Mollie and Ralph Richards have been spreading the word about Alzheimer’s disease in the Black community for 20 years. The husband-and-wife duo both have backgrounds in the medical field — Mollie worked in rehabilitative medicine and Ralph in imaging — and both have experienced not being listened to at the doctor’s office.
That’s why neither of them are surprised by recent data from an Alzheimer’s Association study that found 66% of African Americans believe it is harder for them to get adequate care for Alzheimer’s disease and other forms of dementia, which Black Americans are nearly twice as likely to develop than any other demographic.
Further, nearly two-thirds of African Americans believe medical research is biased against people of color and are less likely to participate in clinical trials for Alzheimer’s studies than all other groups surveyed.
“Trust is a foundation you need in order to get things done,” Ralph said. “We’re trying to get people involved in studies so that when there is a cure, or at least a disease modifying drug, it will fit the needs of African Americans.”
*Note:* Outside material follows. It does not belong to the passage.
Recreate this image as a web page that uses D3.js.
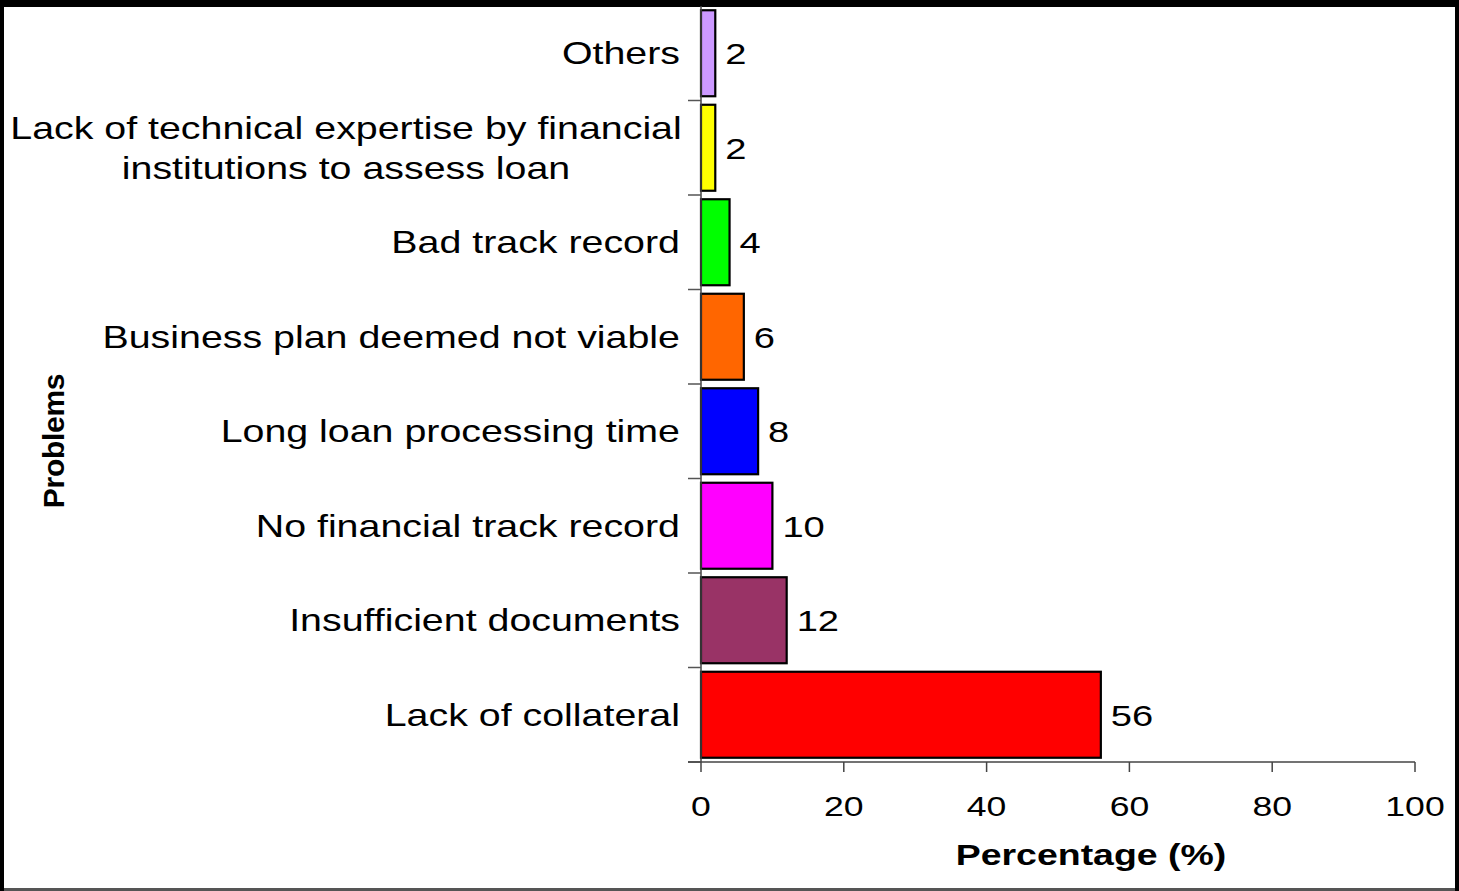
<!DOCTYPE html>
<html>
<head>
<meta charset="utf-8">
<script src="https://cdn.jsdelivr.net/npm/d3@7"></script>
<style>
  html, body { margin: 0; padding: 0; background: #000; }
  svg { display: block; }
  text { font-family: "Liberation Sans", Arial, sans-serif; fill: #000; }
</style>
</head>
<body>
<svg id="chart" width="1459" height="891"></svg>
<script>
// Problems encountered when applying for loans (% of respondents)
const categories = [
  "Others",
  "Lack of technical expertise by financial|institutions to assess loan",
  "Bad track record",
  "Business plan deemed not viable",
  "Long loan processing time",
  "No financial track record",
  "Insufficient documents",
  "Lack of collateral"
];
const percentages = [2, 2, 4, 6, 8, 10, 12, 56];
const barColors = ["#CC99FF", "#FFFF00", "#00FF00", "#FF6600", "#0000FF", "#FF00FF", "#993366", "#FF0000"];
const xTicks = [0, 20, 40, 60, 80, 100];
const xTitle = "Percentage (%)";
const yTitle = "Problems";

const W = 1459, H = 891;
const SX = 1.23;               // horizontal stretch applied to the text
const svg = d3.select("#chart");

// frame: white sheet inside a black border, grey rule at the bottom
svg.append("rect").attr("x", 0).attr("y", 0).attr("width", W).attr("height", H).attr("fill", "#000");
svg.append("rect").attr("x", 4).attr("y", 7).attr("width", 1451).attr("height", 882).attr("fill", "#fff");
svg.append("rect").attr("x", 4).attr("y", 888).attr("width", 1451).attr("height", 3).attr("fill", "#555");

const plot = { left: 701, right: 1415, top: 6, bottom: 762 };

const x = d3.scaleLinear().domain([0, 100]).range([plot.left, plot.right]);
const y = d3.scaleBand().domain(categories).range([plot.top, plot.bottom])
  .paddingInner(0.09).paddingOuter(0.045);

function stretched(sel, px, py, sx = SX) {
  return sel.attr("transform", `translate(${px},${py}) scale(${sx},1)`);
}

// bars
svg.append("g").selectAll("rect")
  .data(categories)
  .join("rect")
  .attr("x", x(0))
  .attr("y", d => y(d))
  .attr("width", (d, i) => x(percentages[i]) - x(0))
  .attr("height", y.bandwidth())
  .attr("fill", (d, i) => barColors[i])
  .attr("stroke", "#000")
  .attr("stroke-width", 2.2);

// value labels
svg.append("g").selectAll("text")
  .data(categories)
  .join("text")
  .each(function (d, i) {
    stretched(d3.select(this), x(percentages[i]) + 10, y(d) + y.bandwidth() / 2 + 11, 1.27);
  })
  .attr("font-size", 30)
  .text((d, i) => percentages[i]);

// y axis: line, boundary ticks and category labels
const step = y.step();
const yAxis = svg.append("g");
yAxis.append("line")
  .attr("x1", plot.left).attr("x2", plot.left)
  .attr("y1", plot.top).attr("y2", plot.bottom)
  .attr("stroke", "#444").attr("stroke-width", 1.5);
yAxis.selectAll("line.tick")
  .data(d3.range(1, categories.length + 1))
  .join("line")
  .attr("class", "tick")
  .attr("x1", plot.left - 13).attr("x2", plot.left)
  .attr("y1", k => plot.top + k * step).attr("y2", k => plot.top + k * step)
  .attr("stroke", "#555").attr("stroke-width", 1.5);

yAxis.selectAll("text")
  .data(categories)
  .join("text")
  .each(function (d) {
    const lines = d.split("|");
    const cy = y(d) + y.bandwidth() / 2;
    const lh = 40;
    const t = d3.select(this).attr("font-size", 32).attr("text-anchor", lines.length > 1 ? "middle" : "end");
    const ax = lines.length > 1 ? 346 : 680;
    stretched(t, ax, cy + 11 - (lines.length - 1) * lh / 2);
    lines.forEach((ln, j) => {
      t.append("tspan").attr("x", 0).attr("dy", j === 0 ? 0 : lh).text(ln);
    });
  });

// x axis
const xAxis = svg.append("g");
xAxis.append("line")
  .attr("x1", plot.left - 13).attr("x2", plot.right)
  .attr("y1", plot.bottom).attr("y2", plot.bottom)
  .attr("stroke", "#444").attr("stroke-width", 1.5);
xAxis.selectAll("line.tick")
  .data(xTicks)
  .join("line")
  .attr("class", "tick")
  .attr("x1", d => x(d)).attr("x2", d => x(d))
  .attr("y1", plot.bottom).attr("y2", plot.bottom + 10)
  .attr("stroke", "#444").attr("stroke-width", 1.5);
xAxis.selectAll("text")
  .data(xTicks)
  .join("text")
  .each(function (d) { stretched(d3.select(this), x(d), 816, 1.27); })
  .attr("font-size", 28)
  .attr("text-anchor", "middle")
  .text(d => d);

// axis titles
stretched(svg.append("text"), 1091, 865, 1.27)
  .attr("font-size", 29.5)
  .attr("font-weight", "bold")
  .attr("text-anchor", "middle")
  .text(xTitle);

svg.append("text")
  .attr("transform", "translate(64,441) rotate(-90)")
  .attr("font-size", 30)
  .attr("font-weight", "bold")
  .attr("text-anchor", "middle")
  .attr("letter-spacing", -0.3)
  .text(yTitle);
</script>
</body>
</html>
Both Mollie and Ralph work with the Indianapolis chapter of the Alzheimer’s Association, as well as the Alzheimer’s Disease Research Center. Before the pandemic, they hosted seminars to tell caregivers about the disease, which primarily affects individuals aged 65 and older. While in-person seminars aren’t possible right now, they are still working to spread the word through churches and virtual events.
“We’re both retired,” Ralph said. “We’re doing this because our people are dying, and we need to get the message out.”
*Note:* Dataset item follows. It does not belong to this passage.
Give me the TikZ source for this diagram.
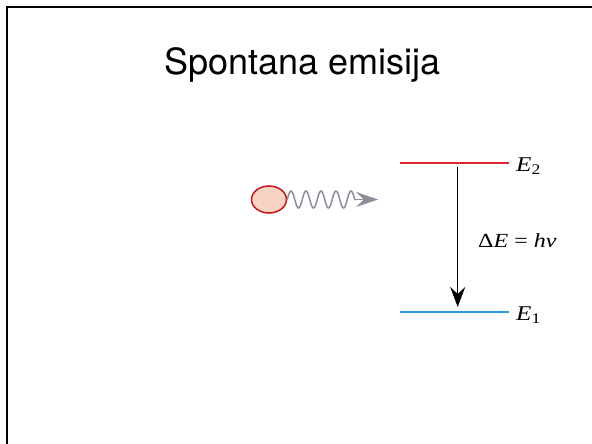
\documentclass[tikz,border=0pt]{standalone}
\usepackage{fontspec}
\setmainfont{TeX Gyre Heros}
\newfontfamily\tnr[FakeStretch=1.2]{Liberation Serif}
\usetikzlibrary{arrows.meta,shapes.geometric}
\definecolor{levred}{RGB}{220,40,50}
\definecolor{levblue}{RGB}{40,155,220}
\definecolor{peach}{RGB}{248,213,195}
\definecolor{partred}{RGB}{200,20,30}
\definecolor{wavegray}{RGB}{140,142,156}
\tikzset{
  level/.style={line width=1.8pt},
  lab/.style={inner sep=0pt, anchor=base west, font=\tnr\fontsize{20}{24}\selectfont},
  elab/.style={lab, font=\tnr\fontsize{21}{24}\selectfont},
}
\begin{document}
\begin{tikzpicture}[x=1pt,y=-1pt]
\useasboundingbox (0,0) rectangle (592,444);
\fill[white] (0,0) rectangle (592,444);
\draw[line width=2pt] (7,444) -- (7,7) -- (592,7);
\node[inner sep=0pt, anchor=base, font=\fontsize{36}{40}\selectfont] (title) at (302.5,75) {Spontana emisija};
% energy levels
\coordinate (e2l) at (400,163);
\coordinate (e2r) at (509,163);
\coordinate (e1l) at (400,312);
\coordinate (e1r) at (509,312);
\draw[level, draw=levred] (e2l) -- (e2r);
\draw[level, draw=levblue] (e1l) -- (e1r);
\node[elab] (E2) at (516,171) {\itshape E\textsubscript{\upshape 2}};
\node[elab] (E1) at (516,320) {\itshape E\textsubscript{\upshape 1}};
\coordinate (atop) at (457.7,167);
\coordinate (abot) at (457.7,307);
\draw[line width=1.4pt, -{Stealth[length=20pt,width=15pt,inset=7pt]}] (atop) -- (abot);
\node[lab] (dE) at (478,247) {Δ\textit{E} = \textit{hν}};
% particle and photon
\node[ellipse, draw=partred, fill=peach, line width=1.5pt, minimum width=35pt, minimum height=27pt, inner sep=0pt] (part) at (269,199.5) {};
\coordinate (wend) at (355,199.5);
\coordinate (tip) at (378,199.5);
\draw[wavegray, line width=1.5pt, shift={(part.east)}] plot[domain=0:1620, samples=120, smooth] ({\x/360*15}, {-8.5*sin(\x)}) -- (wend);
\draw[wavegray, line width=1.5pt, -{Stealth[length=22pt,width=15pt,inset=8pt]}] (wend) -- (tip);
\end{tikzpicture}
\end{document}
To get their point across, Mollie is sure to tell everyone she speaks to that she volunteers for studies at the Indiana University Medical School and feels respected and listened to there.
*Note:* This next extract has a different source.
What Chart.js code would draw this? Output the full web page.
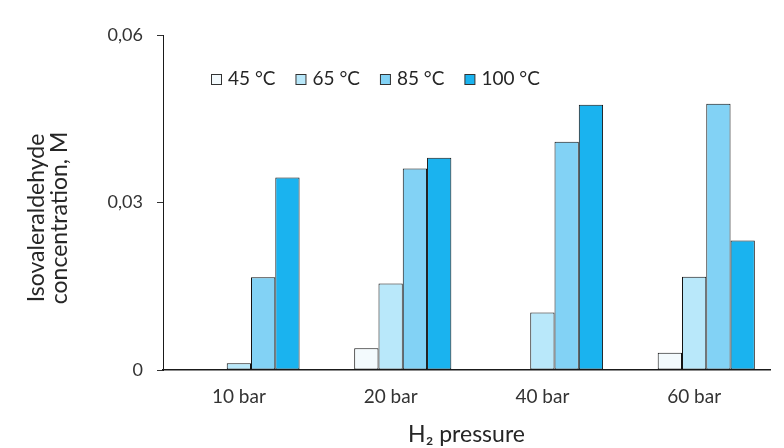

While getting African Americans comfortable with the medical field is an important step, health care professionals will also need to adjust.
Hadya Sow of the Alzheimer’s Association Greater Indiana chapter believes reforms in the industry are necessary to bridging the gap between doctors and African Americans.
“The Alzheimer’s Association has discussed several recommendations,” Sow said. “Most importantly, we believe that cultural competency and implicit bias training is imperative for all health care providers, and training must be expanded.”
Getting people comfortable going to the doctor and making sure doctors understand where their patients are coming from is an important step in early prevention.
And when it comes to Alzheimer’s disease, early prevention can make a huge difference.
“It’s imperative to find out early on whether or not a person is experiencing dementia,” Sow said. “Alzheimer’s impacts people’s ability to live their daily lives … so it’s important to be aware of what they’re experiencing so we know what level of care and support they need and what resources are available to them.”
It’s caregivers, Mollie said, that typically notice changes in a loved one.
Mollie and Ralph suggest caregivers document changes they see in a parent or loved one and accompany them to a doctor’s appointment to not just share their concerns but advocate for the patient. Both Mollie and Ralph said it’s best to go into the appointment prepared, and to make sure you don’t leave until you have all your questions answered.